Flydubai continues Russia push

Despite the slowdown in the Russian economy, flydubai is bullish about its long-term prospects in the country



As the flydubai aircraft in made its final descent into the city of Novosibirsk in Siberia, we marvelled at the meandering rivers cutting through the industrial haze below.

The carrier’s inaugural flight into Novosibirsk in October, received a red carpet welcome at the airport where security officials dressed in furs greeted us.

Despite being less than six hours away, the Siberian capital has never before enjoyed a regular air link with Dubai. Officials are excited about the prospect of a new connection.

Speaking to the media, Novosibirsk’s transport minister Sergey Titov says the new route will provide a boost to the tourism industry – both for Russia and United Arab Emirates.

The Russian city boasts a population of 1.5 million people, with 14 million living within a radius of 600km. “Novosibirsk has the largest airport in the region and now we are putting in efforts to have faster trains collecting people and bringing them here to the airport,” he explains.

“This region has great economic prospects and a massive scientific cluster. And I think [the launch of flights] will help cooperation with the UAE to develop.”

Yet, despite all the optimism, the new route has now been suspended. Russian authorities failed to extend the approvals for the flights for the 2015/2016 winter schedule. No details have been disclosed about when the route will resume.

The route cancellation to Novosibirsk follows the suspension of another Russian route by flydubai earlier this year – from Dubai to Volgograd. That came about because of slowing demand.

The Russian economy, which is struggling both from the impact of the weak rouble and the drop in oil prices, is expected to contract by 3.8 per cent this year. This in turn has hit visitor numbers from the country.

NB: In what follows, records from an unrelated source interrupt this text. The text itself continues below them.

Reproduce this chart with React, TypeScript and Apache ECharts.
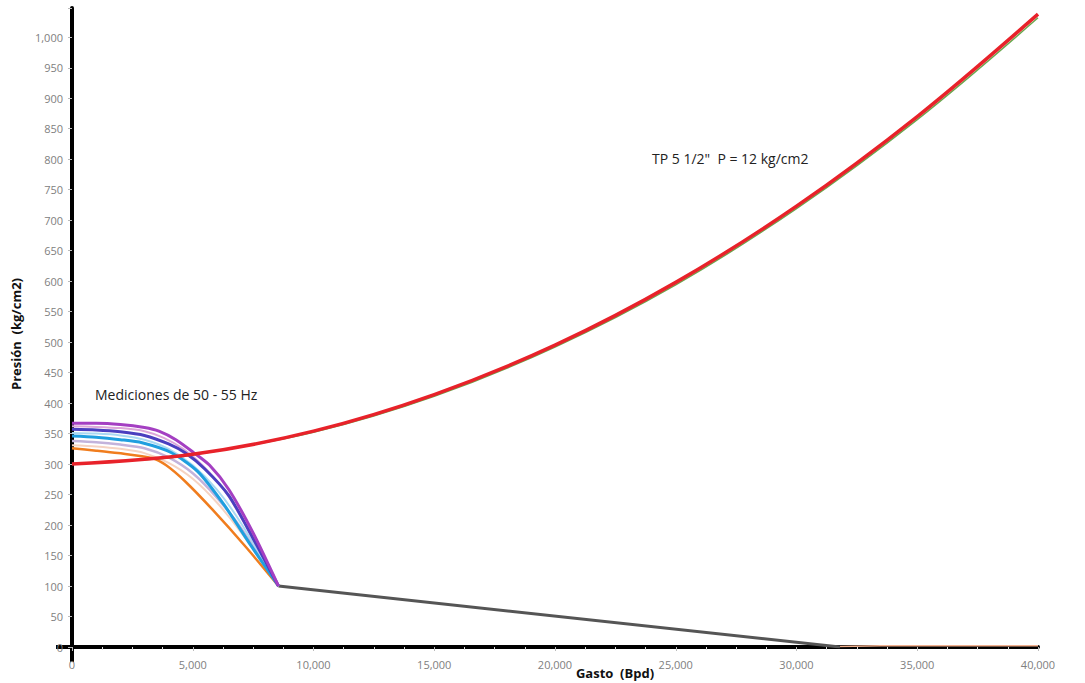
import React, { useEffect, useRef } from 'react';
import * as echarts from 'echarts';

// Curvas de medición 50 - 55 Hz  [gasto (Bpd), presión (kg/cm2)]
const purple = [[0, 367], [1000, 367], [2000, 365], [3000, 360], [3600, 354], [4300, 340], [5000, 320], [5700, 298], [6500, 258], [7500, 187], [8550, 100]];
const pinkPurple = [[0, 362], [1000, 361], [2000, 359], [3000, 354], [3800, 343], [4600, 325], [5400, 298], [6400, 252], [7400, 185], [8550, 100]];
const indigo = [[0, 357], [1000, 356], [2000, 353], [3000, 347], [4000, 333], [4700, 318], [5500, 292], [6500, 248], [7500, 178], [8550, 100]];
const lightBlue = [[0, 351], [1000, 350], [2000, 347], [3000, 340], [4000, 325], [5000, 298], [6000, 258], [7000, 203], [8550, 100]];
const cyan = [[0, 346], [1000, 344], [2000, 340], [2900, 335], [4100, 319], [5200, 288], [6300, 233], [7400, 167], [8550, 100]];
const lavender = [[0, 338], [1000, 336], [2000, 332], [3000, 326], [4000, 311], [5000, 285], [6000, 245], [7000, 195], [8550, 100]];
const peach = [[0, 331], [1000, 329], [2000, 325], [3000, 318], [4000, 302], [5000, 276], [6000, 237], [7000, 188], [8550, 100]];
const orange = [[0, 326], [1000, 322], [1900, 318], [3300, 310], [3900, 298], [4700, 271], [5800, 226], [7200, 164], [8550, 100]];

// Curva del sistema TP 5 1/2"
const tpRed = [[0, 300], [5000, 316], [10000, 354], [15000, 414], [20000, 495], [25000, 598], [30000, 723], [35000, 870], [40000, 1038]];
const tpGreen = [[3000, 307], [5000, 315], [10000, 352], [15000, 411], [20000, 492], [25000, 594], [30000, 719], [35000, 865], [40000, 1032]];

// Tramo común
const greyLine = [[8550, 100], [31800, 0]];
const tailLine = [[31800, 1], [33500, 2], [40000, 2]];

const xTicks = { min: 0, max: 40000, interval: 5000 };
const yTicks = { min: 0, max: 1048, interval: 50 };

const fmt = (v: number) => v.toLocaleString('en-US');

export default function App() {
  const ref = useRef<HTMLDivElement>(null);
  useEffect(() => {
    document.body.style.margin = '0';
    const chart = echarts.init(ref.current!, null, { renderer: 'svg' });
    const curve = (name: string, data: number[][], color: string, width: number, z = 2, smooth = 0.25) => ({
      name,
      type: 'line',
      data,
      smooth,
      showSymbol: false,
      symbol: 'none',
      z,
      lineStyle: { color, width },
    });
    chart.setOption({
      animation: false,
      grid: { left: 72, right: 47, top: 8, bottom: 36 },
      xAxis: {
        type: 'value',
        ...xTicks,
        axisLine: { lineStyle: { color: '#000', width: 4 } },
        axisTick: { show: true, length: 4, lineStyle: { color: '#bbb' } },
        minorTick: { show: true, splitNumber: 4, length: 3, lineStyle: { color: '#ddd' } },
        splitLine: { show: false },
        axisLabel: { color: '#808080', fontSize: 11, fontFamily: 'Open Sans', margin: 12, formatter: (v: number) => fmt(v) },
      },
      yAxis: {
        type: 'value',
        ...yTicks,
        axisLine: { show: true, lineStyle: { color: '#000', width: 4 } },
        axisTick: { show: true, length: 4, lineStyle: { color: '#bbb' } },
        splitLine: { show: false },
        axisLabel: {
          color: '#808080', fontSize: 11, fontFamily: 'Open Sans', margin: 9,
          formatter: (v: number) => (v % 50 === 0 ? fmt(v) : ''),
        },
      },
      graphic: [
        { type: 'line', shape: { x1: 56, y1: 647, x2: 72, y2: 647 }, style: { stroke: '#000', lineWidth: 4 } },
        { type: 'line', shape: { x1: 72, y1: 647, x2: 72, y2: 662 }, style: { stroke: '#000', lineWidth: 4 } },
        {
          type: 'text', x: 95, y: 394,
          style: { text: 'Mediciones de 50 - 55 Hz', fontSize: 14, fontFamily: 'Open Sans', fill: '#222', verticalAlign: 'middle' },
        },
        {
          type: 'text', x: 652, y: 158,
          style: { text: 'TP 5 1/2"  P = 12 kg/cm2', fontSize: 14, fontFamily: 'Open Sans', fill: '#222', verticalAlign: 'middle' },
        },
        {
          type: 'text', x: 615, y: 673,
          style: { text: 'Gasto  (Bpd)', fontSize: 13, fontWeight: 'bold', fontFamily: 'Open Sans', fill: '#111', align: 'center', verticalAlign: 'middle' },
        },
        {
          type: 'text', x: 16, y: 334, rotation: Math.PI / 2,
          style: { text: 'Presión  (kg/cm2)', fontSize: 13, fontWeight: 'bold', fontFamily: 'Open Sans', fill: '#111', align: 'center', verticalAlign: 'middle' },
        },
      ],
      series: [
        curve('tail', tailLine, '#f2b08e', 1.5, 1, 0),
        curve('grey', greyLine, '#555555', 3, 2, 0),
        curve('peach', peach, '#f5d3c2', 2, 3),
        curve('lavender', lavender, '#c3b3db', 2.5, 3),
        curve('lightBlue', lightBlue, '#a9d9f2', 2, 3),
        curve('pinkPurple', pinkPurple, '#dca6d9', 2, 3),
        curve('orange', orange, '#f07d1e', 2.5, 4),
        curve('cyan', cyan, '#1f9fdf', 3, 4),
        curve('indigo', indigo, '#4a3fbf', 3, 4),
        curve('purple', purple, '#a43fc2', 3, 4),
        curve('green', tpGreen, '#6aa84f', 1.5, 5, 0.35),
        curve('red', tpRed, '#e8222a', 3.5, 6, 0.35),
      ],
    });
    return () => chart.dispose();
  }, []);
  return <div ref={ref} style={{ width: 1085, height: 683 }} />;
}
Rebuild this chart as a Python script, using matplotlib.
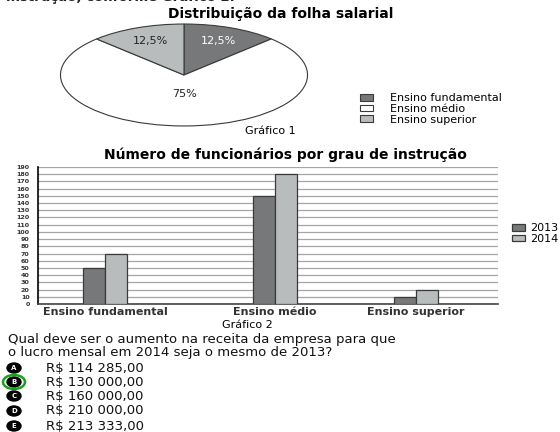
import numpy as np
import matplotlib.pyplot as plt
from matplotlib.patches import Ellipse

plt.rcParams['font.family'] = ['DejaVu Sans']

# pie data (Grafico 1)
pie_labels = ['Ensino fundamental', 'Ensino médio', 'Ensino superior']
pie_values = [12.5, 75, 12.5]

# bar data (Grafico 2)
categories = ['Ensino fundamental', 'Ensino médio', 'Ensino superior']
n_2013 = [50, 150, 10]
n_2014 = [70, 180, 20]
years = ['2013', '2014']

# answer options
question = ['Qual deve ser o aumento na receita da empresa para que',
            'o lucro mensal em 2014 seja o mesmo de 2013?']
letters = ['A', 'B', 'C', 'D', 'E']
answers = ['R$ 114 285,00', 'R$ 130 000,00', 'R$ 160 000,00',
           'R$ 210 000,00', 'R$ 213 333,00']

W, H = 560, 432
fig = plt.figure(figsize=(5.6, 4.32), dpi=100)

def fx(x):
    return x / W

def fy(y):
    return 1 - y / H

dark = '#77787a'
light = '#b9bcbc'
edge = '#3a3a3a'

# clipped text from previous line
fig.text(fx(6), fy(-3), 'instrução, conforme Gráfico 2.', fontsize=9.5,
         fontweight='bold', va='center', color='#222')

# ---- pie ----
fig.text(fx(281), fy(14), 'Distribuição da folha salarial', fontsize=10,
         fontweight='bold', ha='center', va='center')
axp = fig.add_axes([fx(58), fy(127), fx(310) - fx(58), fy(23) - fy(127)])
wedges, texts, autotexts = axp.pie(
    pie_values, colors=[dark, 'white', light], startangle=90, counterclock=False,
    autopct=lambda p: ('%.1f%%' % p).replace('.', ',') if p % 1 else '%d%%' % round(p),
    pctdistance=0.72, wedgeprops=dict(edgecolor=edge, linewidth=0.8),
    textprops=dict(fontsize=8, color='#222'))
axp.set_aspect('auto')
axp.set_xlim(-1.02, 1.02)
axp.set_ylim(-1.02, 1.02)
autotexts[0].set_color('white')
autotexts[1].set_position((0, -0.38))

fig.legend(wedges, pie_labels, loc='upper left',
           bbox_to_anchor=(fx(356), fy(89)), frameon=False, fontsize=8,
           handlelength=1.1, handleheight=0.5, handletextpad=1.6,
           labelspacing=0.05, borderaxespad=0)
fig.text(fx(270), fy(131), 'Gráfico 1', fontsize=8, ha='center', va='center')

# ---- bars ----
fig.text(fx(285), fy(155), 'Número de funcionários por grau de instrução',
         fontsize=10, fontweight='bold', ha='center', va='center')
axb = fig.add_axes([fx(38), fy(304), fx(498) - fx(38), fy(167) - fy(304)])
group_pos = np.array([0, 1, 1.83])
bw = 0.13
b1 = axb.bar(group_pos - bw / 2, n_2013, bw, color=dark, edgecolor=edge,
             linewidth=0.9, zorder=3)
b2 = axb.bar(group_pos + bw / 2, n_2014, bw, color=light, edgecolor=edge,
             linewidth=0.9, zorder=3)
axb.set_xlim(-0.394, 2.312)
axb.set_ylim(0, 190)
axb.set_yticks(np.arange(0, 191, 10))
axb.tick_params(axis='y', labelsize=4.6, length=0, pad=6)
axb.set_xticks(group_pos)
axb.set_xticklabels(categories, fontsize=8, fontweight='bold', color='#333')
axb.tick_params(axis='x', length=0, pad=2)
for lab in axb.get_yticklabels():
    lab.set_fontweight('bold')
    lab.set_color('#333')
axb.grid(axis='y', color='#a5a5a5', linewidth=0.9, zorder=0)
for s in ['top', 'right']:
    axb.spines[s].set_visible(False)
axb.spines['left'].set_linewidth(1.2)
axb.spines['bottom'].set_linewidth(1.2)
axb.spines['bottom'].set_color('#444')

fig.legend([b1, b2], years, loc='upper left', bbox_to_anchor=(fx(508), fy(219)),
           frameon=False, fontsize=8, handlelength=1.1, handleheight=0.5,
           handletextpad=0.5, labelspacing=0.05, borderaxespad=0)
fig.text(fx(247), fy(325), 'Gráfico 2', fontsize=8, ha='center', va='center')

# ---- question ----
fig.text(fx(8), fy(339), question[0], fontsize=9.5, va='center', color='#111')
fig.text(fx(8), fy(352.5), question[1], fontsize=9.5, va='center', color='#111')

row_y = [368, 382, 396, 411, 426]
for i in range(len(answers)):
    y = row_y[i]
    fig.patches.append(Ellipse((fx(14), fy(y)), fx(14), 10 / H, color='black',
                               transform=fig.transFigure, figure=fig))
    fig.text(fx(14), fy(y), letters[i], fontsize=5, color='white',
             fontweight='bold', ha='center', va='center')
    if letters[i] == 'B':
        fig.patches.append(Ellipse((fx(14), fy(y)), fx(22), 14 / H, fill=False,
                                   edgecolor='#1aa31a', linewidth=1.8,
                                   transform=fig.transFigure, figure=fig))
    fig.text(fx(46), fy(y), answers[i], fontsize=9.5, va='center', color='#111')

fig.savefig('out.png', dpi=100)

Flydubai currently flies to nine Russian destinations including Moscow, Kazan, Yekaterinburg and the recently introduced Nizhny Novogorod. However, passenger numbers on Russian routes have dropped by 40 per cent in the last year, confirms senior vice president Jeyhun Efendi.

“These things obviously happen, but we hope it’s only a temporary situation and we expect to see growth. We take a long-term view and our priority is to come to the market first, ” he tells Gulf Business.

Currently, private charters operate most of the air traffic between the United Arab Emirates and several Russian cities.

“Some of the Russian carriers pulled out of the Dubai route simply because they were operating charter flights and couldn’t sustain their operations due to financial difficulties. Being a scheduled airline we are managing to maintain our routes,” he explains.

Despite the risk involved, Efendi says having regular flights helps the airline to gradually gain market share over charters.

“Tour operators and travel trade operators trust us because of our reliability, on-time departures, price and schedule stability.”

He adds: “We can also adjust our capacity depending on the numbers and demand. But so far the numbers make sense for us. That’s why we have added the routes.”

Awareness lacking

One of the biggest challenges to the building a wider network between the Gulf region and smaller Russian cities is a genuine lack of awareness says Efendi.

“Many people have not even heard of these places. There’s a real but different world out there, one that the Middle East doesn’t usually participate in. We are more linked to regions like Western Europe and Asia but the Russia and Commonwealth of Independent States market is a complex one,” he explains.

“Even in terms of tourism, Russia has many interesting resorts but I’m sure not many people have heard of them. We try to work with tourism boards as well so they promote their destinations and work with us,” adds Efendi.

Russia is making efforts to raise awareness of its tourism offering, confirms Russian Business Council chairman Igor Egorov. “The Russian National Tourism Office will shortly be opening in the UAE. It will facilitate travel and create awareness on the amazing possibilities in various parts of Russia,” he says.

The annual Global Village in Dubai also has a “grand Russian pavilion for the first time,” he states.

Visas also remain an issue – especially on the Russian side. But Egorov claims the Russian Business Council is holding discussions with authorities to push for the introduction of visa-free regulations.

“This will certainly increase the amount of tourists to Russia from the UAE, since currently most visitors are business travellers,” he argues.

Where next?

Effendi does concede that 2016 is still going to be challenging for the Russian market and that it is too early to expect a rebound.

“Following a capacity drop into Dubai and flight cancellations, by adding capacity we are trying to balance the market,” he explains.

There are no immediate plans for further expansion. Flydubai has already used all of its traffic rights into Russia.

“We do still see a lot of opportunities like St Petersburg, which is an interesting destination. We are not sure about next year but in the long term we will look at flying there,” he says.

Egorov also believes there should be more flights so that all major Russian cities are connected to the UAE. But he is not optimistic about Russian tourist numbers increasing over the next few months. Even if gradual growth comes as Russians adapt to the new rouble exchange rate.

On the other hand, he is more bullish on Russia’s tourism pull.

“We do believe travel to Russia will increase considerably due to the cultural, natural and historical places of interest and attractions such as hunting, fishing, extreme sports, the nightlife and cultural tourism.”

Clearly though, there is some way to go before Gulf tourists line the streets of Russian cities.